Mitch McConnell’s position in the GOP is precarious. Trump hates him, even though he helped acquit him after his second impeachment, ensuring he could run again in 2024. And his party remains, by and large, in thrall to a one-term septuagenarian who’s been booted from much of social media and now lives in resorts, ranting to strangers. But he still has power. And when he announced on Wednesday that no way would Joe Biden be impeached, that pretty much did it.
“The President is not going to be removed from office with a Democratic House and a narrowly Democratic Senate,” McConnell told a crowd at a Kentucky event. “That’s not going to happen.” After all, it’s the Democrats who have run all three houses of government. He did have one solution, though. “I think the way these behaviors get adjusted in this country is at the ballot box.”

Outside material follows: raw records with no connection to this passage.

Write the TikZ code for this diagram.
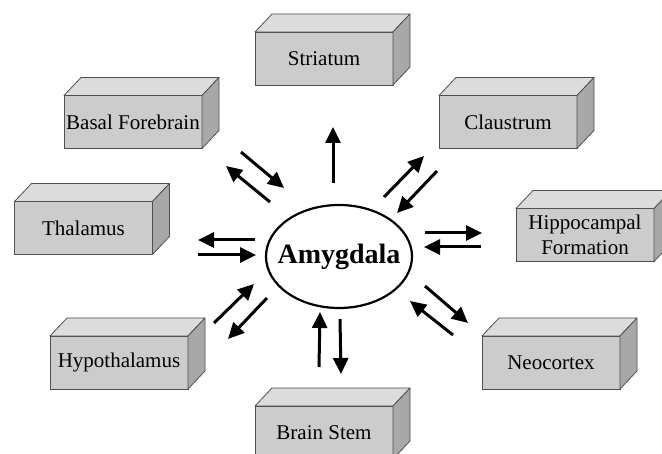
\documentclass[tikz,border=0pt]{standalone}
\usepackage{fontspec}
\setmainfont{Liberation Serif}
\usetikzlibrary{arrows.meta,shapes.geometric}
\definecolor{frontc}{HTML}{CCCCCC}
\definecolor{topc}{HTML}{DCDCDC}
\definecolor{sidec}{HTML}{A8A8A8}
\definecolor{edgec}{HTML}{505050}
\tikzset{
  boxfront/.style={draw=edgec, line width=0.8pt, fill=frontc, minimum width=138pt, minimum height=53pt,
    inner sep=0pt, outer sep=0pt, font=\fontsize{21}{25}\selectfont, align=center},
  boxface/.style={draw=edgec, line width=0.8pt, line join=round},
  centre/.style={ellipse, draw, line width=2.2pt, minimum width=146pt, minimum height=103pt,
    inner sep=0pt, font=\fontsize{28}{32}\selectfont\bfseries},
  flow/.style={line width=3pt, -{Triangle[length=16pt,width=15pt]}}
}
\newcommand\brainbox[4]{%
  \node[boxfront] (#1) at (#2,#3) {#4};
  \draw[boxface, fill=topc] (#1.north west) -- ++(17,-18) -- ([shift={(17,-18)}]#1.north east) -- (#1.north east) -- cycle;
  \draw[boxface, fill=sidec] (#1.north east) -- ++(17,-18) -- ([shift={(17,-18)}]#1.south east) -- (#1.south east) -- cycle;
}
\begin{document}
\begin{tikzpicture}[x=1pt,y=-1pt]
\useasboundingbox (0,0) rectangle (662,454);
\clip (0,0) rectangle (662,454);
\fill[white] (0,0) rectangle (662,454);
\brainbox{str}{324}{58.5}{Striatum}
\brainbox{bf}{133}{122}{Basal Forebrain}
\brainbox{cl}{508}{122}{Claustrum}
\brainbox{th}{83.5}{228}{Thalamus}
\brainbox{hf}{585}{235}{Hippocampal\\Formation}
\brainbox{hy}{119}{362.5}{Hypothalamus}
\brainbox{nc}{551}{362.5}{Neocortex}
\brainbox{bs}{324}{432.5}{Brain Stem}
\node[centre] (amy) at (339,256.5) {\makebox[0pt]{Amygdala}};
% arrow end points
\coordinate (s1) at (333,183); \coordinate (s2) at (333,127);
\coordinate (bfa1) at (241,152); \coordinate (bfa2) at (284,188);
\coordinate (bfb1) at (270,202); \coordinate (bfb2) at (226,166);
\coordinate (cla1) at (384,197); \coordinate (cla2) at (424,156);
\coordinate (clb1) at (437,171); \coordinate (clb2) at (397,213);
\coordinate (tha1) at (255,240); \coordinate (tha2) at (198,240);
\coordinate (thb1) at (198,255); \coordinate (thb2) at (256,255);
\coordinate (hfa1) at (425,233); \coordinate (hfa2) at (482,233);
\coordinate (hfb1) at (481,247); \coordinate (hfb2) at (424,247);
\coordinate (hya1) at (214,323); \coordinate (hya2) at (254,284);
\coordinate (hyb1) at (267,298); \coordinate (hyb2) at (228,339);
\coordinate (bsa1) at (319,367); \coordinate (bsa2) at (320,312);
\coordinate (bsb1) at (340,319); \coordinate (bsb2) at (341,374);
\coordinate (nca1) at (425,286); \coordinate (nca2) at (468,323);
\coordinate (ncb1) at (453,335); \coordinate (ncb2) at (410,301);
\draw[flow] (s1) -- (s2);
\draw[flow] (bfa1) -- (bfa2);
\draw[flow] (bfb1) -- (bfb2);
\draw[flow] (cla1) -- (cla2);
\draw[flow] (clb1) -- (clb2);
\draw[flow] (tha1) -- (tha2);
\draw[flow] (thb1) -- (thb2);
\draw[flow] (hfa1) -- (hfa2);
\draw[flow] (hfb1) -- (hfb2);
\draw[flow] (hya1) -- (hya2);
\draw[flow] (hyb1) -- (hyb2);
\draw[flow] (bsa1) -- (bsa2);
\draw[flow] (bsb1) -- (bsb2);
\draw[flow] (nca1) -- (nca2);
\draw[flow] (ncb1) -- (ncb2);
\end{tikzpicture}
\end{document}
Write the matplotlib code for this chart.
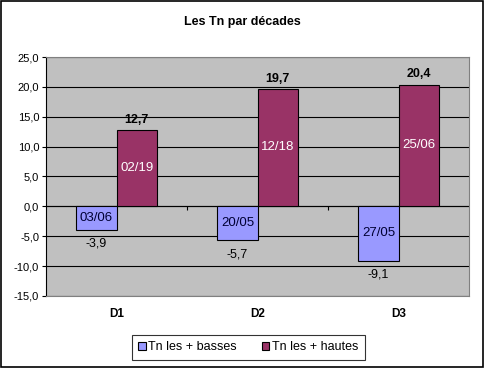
import matplotlib
matplotlib.use("Agg")
import matplotlib.pyplot as plt
import numpy as np
from matplotlib.patches import Rectangle

categories = ["D1", "D2", "D3"]
low_values = [-3.9, -5.7, -9.1]
high_values = [12.7, 19.7, 20.4]
low_dates = ["03/06", "20/05", "27/05"]
high_dates = ["02/19", "12/18", "25/06"]
yticks = [-15, -10, -5, 0, 5, 10, 15, 20, 25]

plt.rcParams['font.family'] = ['Liberation Sans', 'DejaVu Sans']

fig = plt.figure(figsize=(4.85, 3.68), dpi=100)
fig.patches.append(Rectangle((0.002, 0.003), 0.994, 0.994, transform=fig.transFigure,
                             fill=False, edgecolor='black', linewidth=1.2))
ax = fig.add_axes([0.095, 0.196, 0.872, 0.649])
ax.set_facecolor('#C0C0C0')

x = np.arange(len(categories))
w = 0.285
b1 = ax.bar(x - w/2, low_values, w, color='#9999FF', edgecolor='black', linewidth=0.8,
            label='Tn les + basses', zorder=3)
b2 = ax.bar(x + w/2, high_values, w, color='#993366', edgecolor='black', linewidth=0.8,
            label='Tn les + hautes', zorder=3)

ax.set_ylim(-15, 25)
ax.set_xlim(-0.5, 2.5)
ax.set_yticks(yticks)
ax.set_yticklabels([f"{v:.1f}".replace('.', ',') for v in yticks], fontsize=8)
ax.yaxis.grid(True, color='black', linewidth=0.8, zorder=1)
ax.set_axisbelow(True)
ax.set_xticks(x)
ax.set_xticklabels(categories, fontsize=8.5, fontweight='bold')
ax.tick_params(axis='x', length=0, pad=9)
ax.tick_params(axis='y', length=3, width=0.8, pad=2)
for s in ['top', 'right', 'bottom']:
    ax.spines[s].set_color('#808080')
ax.spines['left'].set_color('black')
ax.axhline(0, color='black', linewidth=0.8, zorder=2)
ax.vlines([0.5, 1.5], -0.6, 0, color='black', linewidth=0.8, zorder=2)

for xi, v, d in zip(x, low_values, low_dates):
    ax.text(xi - w/2, v/2, d, ha='center', va='center', fontsize=9.5, color='#000033', zorder=4)
    ax.annotate(f"{v:.1f}".replace('.', ','), (xi - w/2, v), xytext=(0, -6),
                textcoords='offset points', ha='center', va='top', fontsize=9, zorder=4)
for xi, v, d in zip(x, high_values, high_dates):
    ax.text(xi + w/2, v/2, d, ha='center', va='center', fontsize=9.5, color='white', zorder=4)
    ax.annotate(f"{v:.1f}".replace('.', ','), (xi + w/2, v), xytext=(0, 3),
                textcoords='offset points', ha='center', va='bottom', fontsize=9,
                fontweight='bold', zorder=4)

fig.text(0.5, 0.94, "Les Tn par décades", ha='center', va='center', fontsize=9, fontweight='bold')

leg = fig.legend(loc='center', bbox_to_anchor=(0.512, 0.056), ncol=2, fontsize=9,
                 frameon=True, fancybox=False, edgecolor='black', handlelength=0.6,
                 handleheight=0.6, handletextpad=0.2, columnspacing=2.0, borderpad=0.5)
leg.get_frame().set_linewidth(0.8)

fig.savefig("out.png", dpi=100)
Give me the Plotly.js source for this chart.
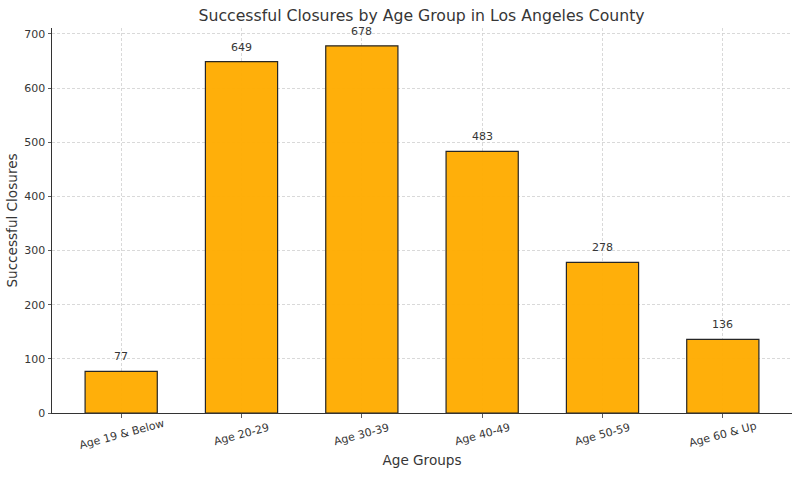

For the last few weeks, conservatives — including senators Marsha Blackburn and Sen. Lindsey Graham — have tried to paint Biden’s decision to withdraw from Afghanistan, after 20 fruitless years, as a career-ending one. But the idea that a still wet-behind-the-ears president should be removed from office, over what have been a low number of deaths — and a rather high number of evacuations — has seemed over-the-top. And now that the most powerful Republican, who can still sheepdog his entire party to follow his lead, has stomped all over that already impossible dream.